Environmental Conditions and Greenhouse Gas Emission from a Reservoir in Hong Kong
Mr Chan Chun Ngai PhD Student, Department of Geography, HKU
Inland water systems, including both lentic and lotic systems, are the active reactors that could store, transport and process terrestrial carbon. The biophysical and biogeochemical processes that occurred in these inland water systems govern and regulate the dynamics of the carbon cycle that take place, and ultimately exert impacts on the greenhouse gas emission. Small ponds, as well as headwater streams, have been established to be “hotspots” of carbon gas exchange and processes, yet the characterization of them is subject to considerable uncertainties owing to large temporal and spatial variabilities. In light of this, there is an increasing need to advance our understanding of the greenhouse gas emission of these small water systems amid the escalating climate change which is caused by the accumulation of greenhouse gas in the atmosphere.

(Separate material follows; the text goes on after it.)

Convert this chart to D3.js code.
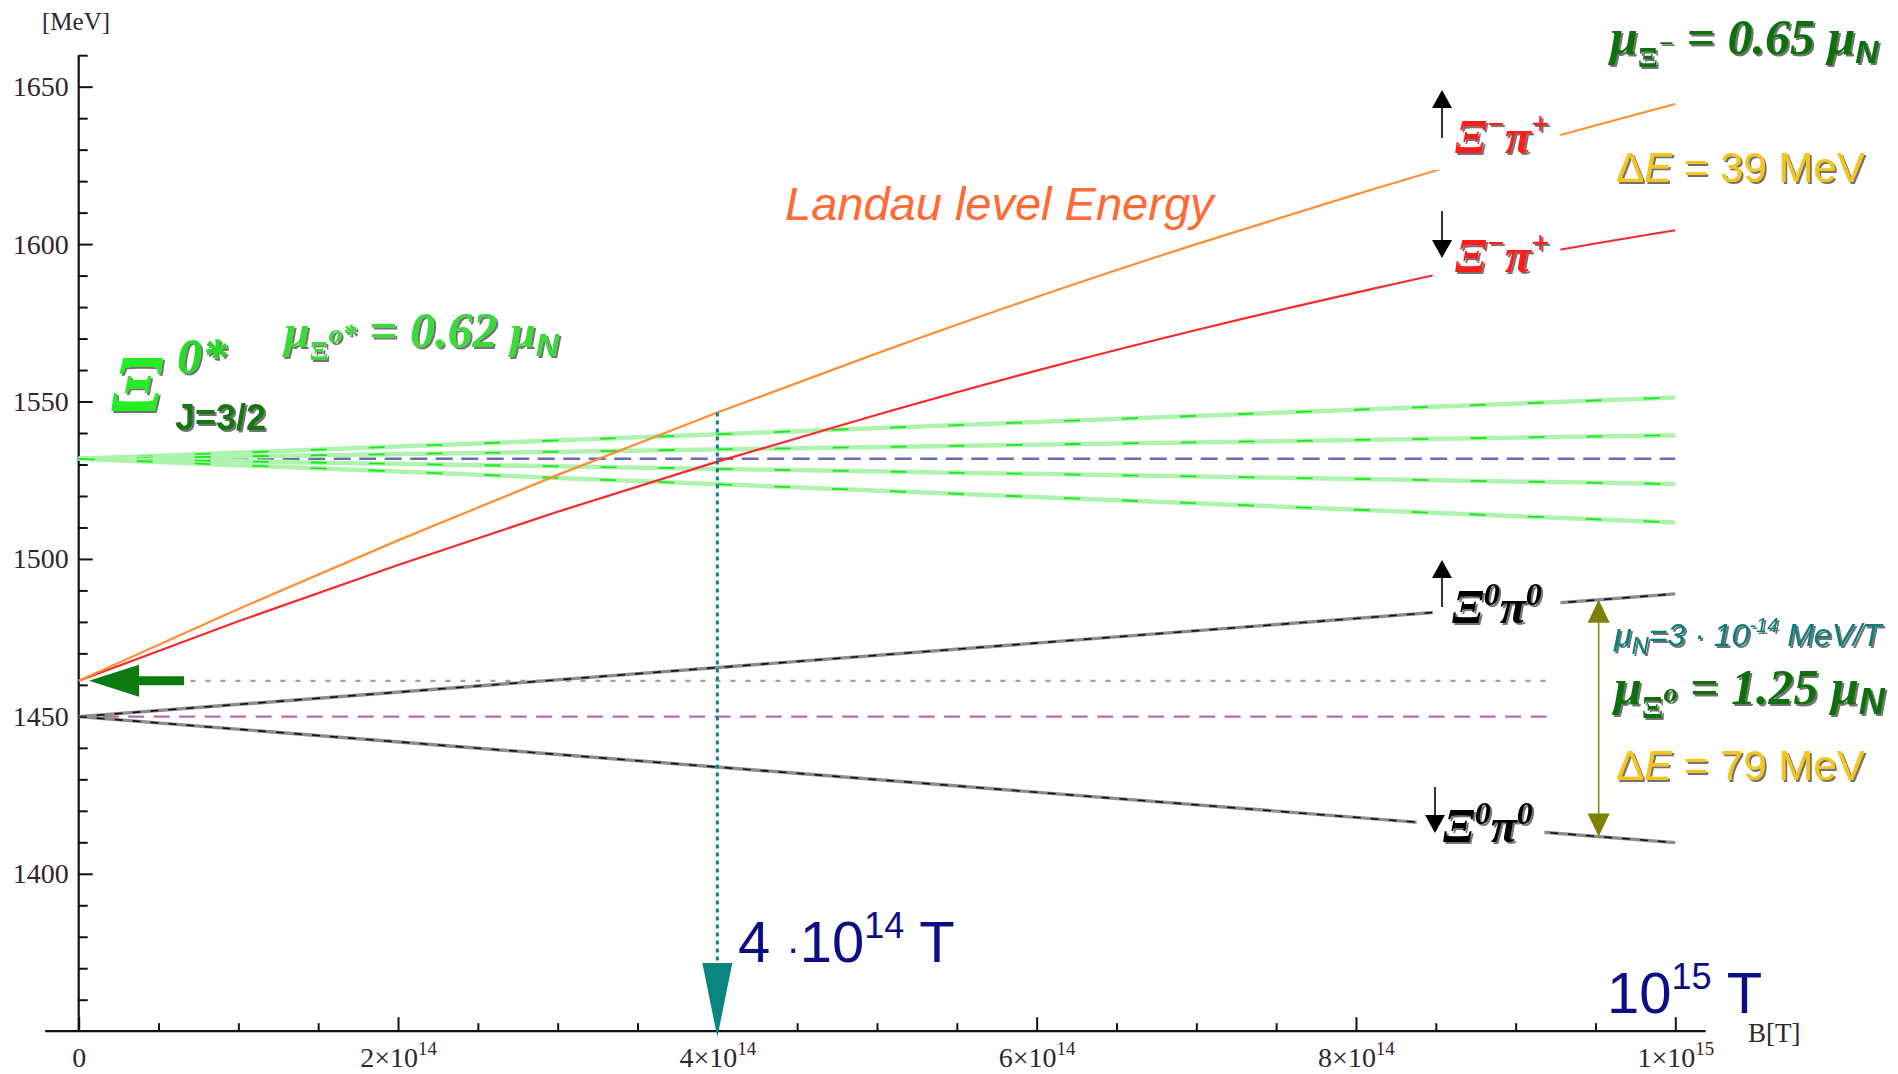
<!DOCTYPE html>
<html>
<head>
<meta charset="utf-8">
<script src="https://cdn.jsdelivr.net/npm/d3@7"></script>
<style>
  html, body { margin: 0; padding: 0; background: #fff; }
  svg { display: block; }
</style>
</head>
<body>
<svg id="chart" width="1898" height="1074"></svg>
<script>
// magnetic field B, in units of 1e14 T
const fieldB = [0, 1, 2, 3, 4, 5, 6, 7, 8, 9, 10];
// Landau level energy of the Xi- pi+ pair, spin up / spin down (MeV)
const xiMinusPiUp   = [1461.3, 1484.1, 1505.9, 1526.7, 1546.5, 1565.3, 1583.2, 1600.0, 1615.8, 1630.7, 1644.5];
const xiMinusPiDown = [1461.3, 1480.2, 1498.1, 1515.0, 1530.9, 1545.8, 1559.8, 1572.7, 1584.6, 1595.6, 1604.4];

// straight levels only need their two ends
const fieldEnds = [0, 10];
const xi0Pi0Up   = [1449.9, 1488.9];
const xi0Pi0Down = [1449.9, 1409.9];
// Xi(1530) J=3/2 Zeeman sub-levels
const xiStarM32  = [1531.8, 1551.3];
const xiStarM12  = [1531.8, 1539.3];
const xiStarMm12 = [1531.8, 1523.8];
const xiStarMm32 = [1531.8, 1511.6];

// zero-field reference levels (MeV)
const levelXiStar   = 1531.8;
const levelXiMinPi  = 1461.3;
const levelXi0Pi0   = 1449.9;

// marked field values (1e14 T)
const crossingB = 4;
const splitB = 9.52;

// axis ticks
const xMajorTicks = [0, 2, 4, 6, 8, 10];
const xTickMantissa = ['0', '2', '4', '6', '8', '1'];
const xTickExponent = ['', '14', '14', '14', '14', '15'];
const yMajorTicks = [1400, 1450, 1500, 1550, 1600, 1650];

const svg = d3.select('#chart');
const serif = '"Liberation Serif", "Times New Roman", serif';
const sans = '"Liberation Sans", Arial, sans-serif';

const x = d3.scaleLinear().domain([0, 10]).range([78.7, 1675.3]);
const y = d3.scaleLinear().domain([1350, 1660]).range([1031.2, 55.2]);

// drop shadow used by the PowerPoint-style labels
const defs = svg.append('defs');
defs.append('filter').attr('id', 'shadow')
    .attr('x', '-10%').attr('y', '-20%').attr('width', '130%').attr('height', '150%')
  .append('feDropShadow')
    .attr('dx', 2).attr('dy', 2).attr('stdDeviation', 0.6)
    .attr('flood-color', '#000').attr('flood-opacity', 0.55);

// ---------- axes ----------
const xMinor = d3.range(0.5, 10.01, 0.5).filter(v => v % 2 !== 0);
const yMinor = d3.range(1360, 1661, 10).filter(v => v % 50 !== 0);

const gxMinor = svg.append('g').attr('transform', `translate(0,${y(1350)})`)
  .call(d3.axisBottom(x).tickValues(xMinor).tickSize(-8).tickFormat(''));
const gxMajor = svg.append('g').attr('transform', `translate(0,${y(1350)})`)
  .call(d3.axisBottom(x).tickValues(xMajorTicks).tickSize(-14).tickPadding(16));
const gyMinor = svg.append('g').attr('transform', `translate(${x(0)},0)`)
  .call(d3.axisLeft(y).tickValues(yMinor).tickSize(-9).tickFormat(''));
const gyMajor = svg.append('g').attr('transform', `translate(${x(0)},0)`)
  .call(d3.axisLeft(y).tickValues(yMajorTicks).tickSize(-14).tickPadding(10).tickFormat(d3.format('d')));

[gxMinor, gxMajor, gyMinor, gyMajor].forEach(g => {
  g.select('.domain').remove();
  g.selectAll('.tick line').attr('stroke', '#111').attr('stroke-width', 2);
  g.selectAll('.tick text').attr('font-family', serif).attr('font-size', 28).attr('fill', '#33262a');
});

gxMajor.selectAll('.tick text').each(function(d, i) {
  const t = d3.select(this).text('');
  if (!xTickExponent[i]) { t.text(xTickMantissa[i]); return; }
  t.append('tspan').text(xTickMantissa[i] + '\u00d710');
  t.append('tspan').attr('font-size', 19).attr('dy', -12).text(xTickExponent[i]);
});

// axis lines (x axis reaches a little past both ends)
svg.append('line')
  .attr('x1', x(-0.21)).attr('x2', x(10.19))
  .attr('y1', y(1350)).attr('y2', y(1350))
  .attr('stroke', '#111').attr('stroke-width', 2.2);
svg.append('line')
  .attr('x1', x(0)).attr('x2', x(0))
  .attr('y1', y(1350)).attr('y2', y(1660))
  .attr('stroke', '#111').attr('stroke-width', 2.2);

svg.append('text').attr('x', 42).attr('y', 30)
  .attr('font-family', serif).attr('font-size', 25).attr('fill', '#33262a')
  .text('[MeV]');
svg.append('text').attr('x', 1748).attr('y', 1042)
  .attr('font-family', serif).attr('font-size', 27).attr('fill', '#33262a')
  .text('B[T]');

// ---------- levels ----------
const line = d3.line().x(d => x(d[0])).y(d => y(d[1])).curve(d3.curveMonotoneX);
const pairs = (bs, es) => bs.map((b, i) => [b, es[i]]);

function hLevel(value, from, to, color, dash, width) {
  svg.append('line')
    .attr('x1', x(from)).attr('x2', x(to))
    .attr('y1', y(value)).attr('y2', y(value))
    .attr('stroke', color).attr('stroke-width', width)
    .attr('stroke-dasharray', dash);
}
hLevel(levelXiStar, 0, 10, '#6b6bb5', '17,8.5', 2.4);
hLevel(levelXiMinPi, 0.7, 9.23, '#bb9a72', '5,10', 2.2);
hLevel(levelXi0Pi0, 0.15, 9.23, '#b76bb7', '16,9.5', 2.2);

// Xi* sub-levels: pale band with bright green streaks
[xiStarM32, xiStarM12, xiStarMm12, xiStarMm32].forEach(levels => {
  const d = line(pairs(fieldEnds, levels));
  svg.append('path').attr('d', d).attr('fill', 'none')
    .attr('stroke', '#aef4ae').attr('stroke-width', 4.5);
  svg.append('path').attr('d', d).attr('fill', 'none')
    .attr('stroke', '#1ee61e').attr('stroke-width', 1.8)
    .attr('stroke-dasharray', '16,42');
});

// Xi0 pi0 levels
[xi0Pi0Up, xi0Pi0Down].forEach(levels => {
  const d = line(pairs(fieldEnds, levels));
  svg.append('path').attr('d', d).attr('fill', 'none')
    .attr('stroke', '#8d8d8d').attr('stroke-width', 3.4);
  svg.append('path').attr('d', d).attr('fill', 'none')
    .attr('stroke', '#111').attr('stroke-width', 1.6)
    .attr('stroke-dasharray', '8,10');
});

// Landau levels
svg.append('path').attr('d', line(pairs(fieldB, xiMinusPiDown))).attr('fill', 'none')
  .attr('stroke', '#f52a2a').attr('stroke-width', 2.2);
svg.append('path').attr('d', line(pairs(fieldB, xiMinusPiUp))).attr('fill', 'none')
  .attr('stroke', '#ff8f35').attr('stroke-width', 2.2);

// ---------- marker at 4e14 T ----------
svg.append('line')
  .attr('x1', x(crossingB)).attr('x2', x(crossingB))
  .attr('y1', y(xiMinusPiUp[fieldB.indexOf(crossingB)])).attr('y2', 963)
  .attr('stroke', '#0a8080').attr('stroke-width', 3)
  .attr('stroke-dasharray', '4,4');
svg.append('path')
  .attr('d', `M${x(crossingB) - 15},963 L${x(crossingB) + 15},963 L${x(crossingB)},1037 Z`)
  .attr('fill', '#0a8580');

// ---------- white boxes where labels cut the levels ----------
const boxes = [
  [8.48, 9.28, 112, 170],
  [8.48, 9.28, 226, 290],
  [8.48, 9.28, 582, 634],
  [8.38, 9.18, 800, 856]
];
svg.selectAll('rect.cut').data(boxes).join('rect').attr('class', 'cut')
  .attr('x', d => x(d[0])).attr('width', d => x(d[1]) - x(d[0]))
  .attr('y', d => d[2]).attr('height', d => d[3] - d[2])
  .attr('fill', '#fff');

// ---------- spin arrows ----------
function spinArrow(cx, stemEnd, tip, up) {
  const base = up ? tip + 18 : tip - 18;
  svg.append('line').attr('x1', cx).attr('x2', cx).attr('y1', stemEnd).attr('y2', base)
    .attr('stroke', '#000').attr('stroke-width', 1.6);
  svg.append('path').attr('d', `M${cx - 10},${base} L${cx + 10},${base} L${cx},${tip} Z`).attr('fill', '#000');
}
spinArrow(1442, 138, 90, true);
spinArrow(1442, 211, 258, false);
spinArrow(1442, 607, 560, true);
spinArrow(1435, 787, 833, false);

// olive double arrow between the Xi0 pi0 levels
const upAt = d3.interpolateNumber(xi0Pi0Up[0], xi0Pi0Up[1])(splitB / 10);
const downAt = d3.interpolateNumber(xi0Pi0Down[0], xi0Pi0Down[1])(splitB / 10);
const ax = x(splitB), ay1 = y(upAt), ay2 = y(downAt);
svg.append('line').attr('x1', ax).attr('x2', ax).attr('y1', ay1 + 20).attr('y2', ay2 - 20)
  .attr('stroke', '#8a8a1a').attr('stroke-width', 1.6);
svg.append('path').attr('d', `M${ax - 11},${ay1 + 23} L${ax + 11},${ay1 + 23} L${ax},${ay1} Z`).attr('fill', '#7f7f00');
svg.append('path').attr('d', `M${ax - 11},${ay2 - 23} L${ax + 11},${ay2 - 23} L${ax},${ay2} Z`).attr('fill', '#7f7f00');

// green arrow at the Xi- pi+ threshold
const ty = y(levelXiMinPi);
svg.append('path')
  .attr('d', `M89,${ty} L139,${ty - 16} L139,${ty - 4.5} L184,${ty - 4.5} L184,${ty + 4.5} L139,${ty + 4.5} L139,${ty + 16} Z`)
  .attr('fill', '#0f7a0f');

// ---------- text labels ----------
// parts: [text, size, rise, extra attributes]
function label(px, py, color, parts, opts = {}) {
  const t = svg.append('text').attr('x', px).attr('y', py).attr('fill', color)
    .attr('font-family', opts.family || serif)
    .attr('font-style', opts.style || 'italic')
    .attr('font-weight', opts.weight || 'bold');
  if (opts.shadow !== false) t.attr('filter', 'url(#shadow)');
  let prev = 0;
  parts.forEach(([s, size, rise, st]) => {
    const span = t.append('tspan').attr('font-size', size).attr('dy', prev - rise).text(s);
    if (st) Object.entries(st).forEach(([k, v]) => span.attr(k, v));
    prev = rise;
  });
  return t;
}

const upright = { 'font-style': 'normal' };
const sansBI = { 'font-family': sans };

label(1610, 54, '#0e700e', [
  ['\u03bc', 50, 0], ['\u039e', 30, -13, upright], ['\u2212', 26, 2], [' = 0.65 ', 50, 0],
  ['\u03bc', 50, 0], ['N', 32, -9, sansBI]
]);
label(1616, 182, '#f6c51d', [
  ['\u0394', 42, 0, upright], ['E', 42, 0], [' = 39 MeV', 42, 0, upright]
], { family: sans, weight: 'normal' });

label(1455, 153, '#ff1a1a', [['\u039e', 48, 0], ['\u2212', 30, 19], ['\u03c0', 48, 0], ['+', 32, 19]]);
label(1455, 272, '#ff1a1a', [['\u039e', 48, 0], ['\u2212', 30, 19], ['\u03c0', 48, 0], ['+', 32, 19]]);
label(1452, 623, '#000', [['\u039e', 48, 0], ['0', 32, 18], ['\u03c0', 48, 0], ['0', 32, 18]]);
label(1443, 842, '#000', [['\u039e', 48, 0], ['0', 32, 18], ['\u03c0', 48, 0], ['0', 32, 18]]);

label(1614, 646, '#0b7b7b', [
  ['\u03bc', 32, 0], ['N', 24, -8], ['=3 \u00b7 10', 32, 0], ['-14', 20, 14], [' MeV/T', 32, 0]
], { family: sans, weight: 'normal' });
label(1614, 704, '#0e700e', [
  ['\u03bc', 50, 0], ['\u039e', 32, -14, upright], ['o', 28, 2], [' = 1.25 ', 50, 0],
  ['\u03bc', 50, 0], ['N', 36, -10, sansBI]
]);
label(1616, 780, '#f6c51d', [
  ['\u0394', 42, 0, upright], ['E', 42, 0], [' = 79 MeV', 42, 0, upright]
], { family: sans, weight: 'normal' });

label(785, 220, '#ff6a35', [['Landau level Energy', 47, 0]], { family: sans, weight: 'normal', shadow: false });

label(111, 411, '#22ee22', [['\u039e', 80, 0]]);
label(177, 373, '#22dd22', [['0*', 50, 0]]);
label(175, 430, '#127612', [['J=3/2', 36, 0]], { family: sans, style: 'normal' });
label(284, 347, '#3ada3a', [
  ['\u03bc', 46, 0], ['\u039e', 28, -13, upright], ['o*', 28, 4], [' = 0.62 ', 50, 0],
  ['\u03bc', 46, 0], ['N', 32, -9, sansBI]
]);

label(738, 962, '#0d0d85', [['4 ', 58, 0], ['\u00b7', 40, 0], ['10', 58, 0], ['14', 36, 24], [' T', 58, 0]],
  { family: sans, style: 'normal', weight: 'normal', shadow: false });
label(1607, 1013, '#0d0d85', [['10', 58, 0], ['15', 36, 24], [' T', 58, 0]],
  { family: sans, style: 'normal', weight: 'normal', shadow: false });
</script>
</body>
</html>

This research zeroes in on the greenhouse gas emission in Pok Fu Lam Reservoir, the first reservoir constructed in Hong Kong in the 19th century, initially targeted at providing clean potable water to the residents. The catchment area of the reservoir would also be an interest in the study. A broad range of field techniques and laboratory procedures have been adopted so as to characterize and quantify the greenhouse gas emission as well as the environmental conditions of the reservoir. The purposes of the study are: (1) study of the temporal and spatial variability of the greenhouse gas emission as well as the environmental variables in the reservoir with its catchment area, and (2) investigation of the potential variables that could account for the greenhouse gas emission occurred in the study site.